In an article titled, “KATIE NOLAN REPRESENTS THE ELIMINATION OF AMERICA’S MERITOCRACY AND EXPOSES THE FRAUDULENCE OF HER SUPPORTERS,” he essentially made the case that it’s shocking how much she fails upwards despite any success whatsoever in sports media.
In light of this week’s ruckus about white and black female broadcasters and the varying treatments they get, his piece seems extra poignant in hindsight.
Naturally, given the overwhelming love Nolan receives from sports Twitter, the piece caused something of a stir at the time.
On Monday, sports media insider Bobby Burack reported that Always Late, Nolan’s ESPN+ show that nobody actually watched, has officially been axed by the network.
As noted by Burack, “in 2019, ESPN moved Always Late off ESPN+ to ESPN2, after failing to draw significant users to its streaming platform. Nolan’s show didn’t work on linear TV either.”
Why is this a big deal? Because ESPN signed her, while simultaneously letting go of much more established and respected talents, to a salary of more than a million dollars a year when it was evident to anyone and everyone she’d fail.
In his now infamous column, Whitlock ascribed Nolan’s genuinely puzzling notoriety in sports media to “white privilege,” something that often gets mentioned in the news, but oddly enough rarely in relation to people like Nolan.

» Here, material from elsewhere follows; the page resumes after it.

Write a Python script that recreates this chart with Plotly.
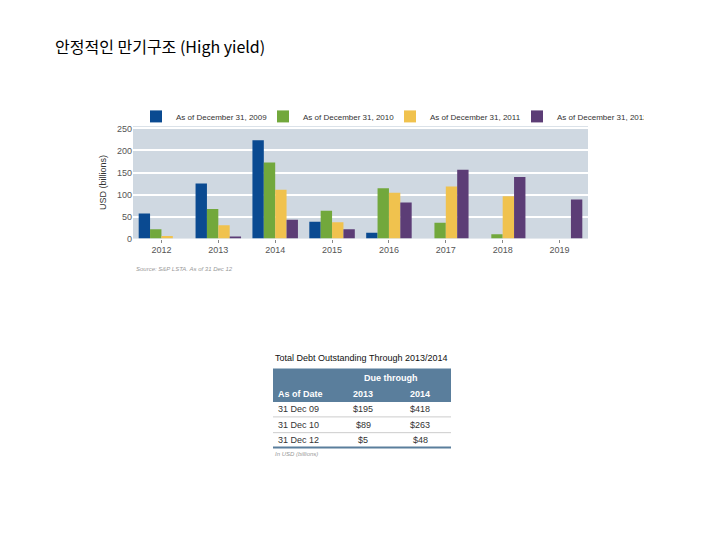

— Game 7 (@game7__) June 14, 2021
“You punch her name into Google and you could spend the next month reading everything you need to know about a TV personality without a single legitimate accomplishment,” Whitlock continued.
Now that Nolan has failed, again, Whitlock’s words ring truer than ever.
At the end of the day, Whitlock is like every other online provocateur. He overstates for dramatic effect, gives hot takes and so on and so forth – but that doesn’t mean he gets everything wrong the way social media would have you believe. His assessment of Nolan was right on the money, and he deserves credit for being brave enough to say it first.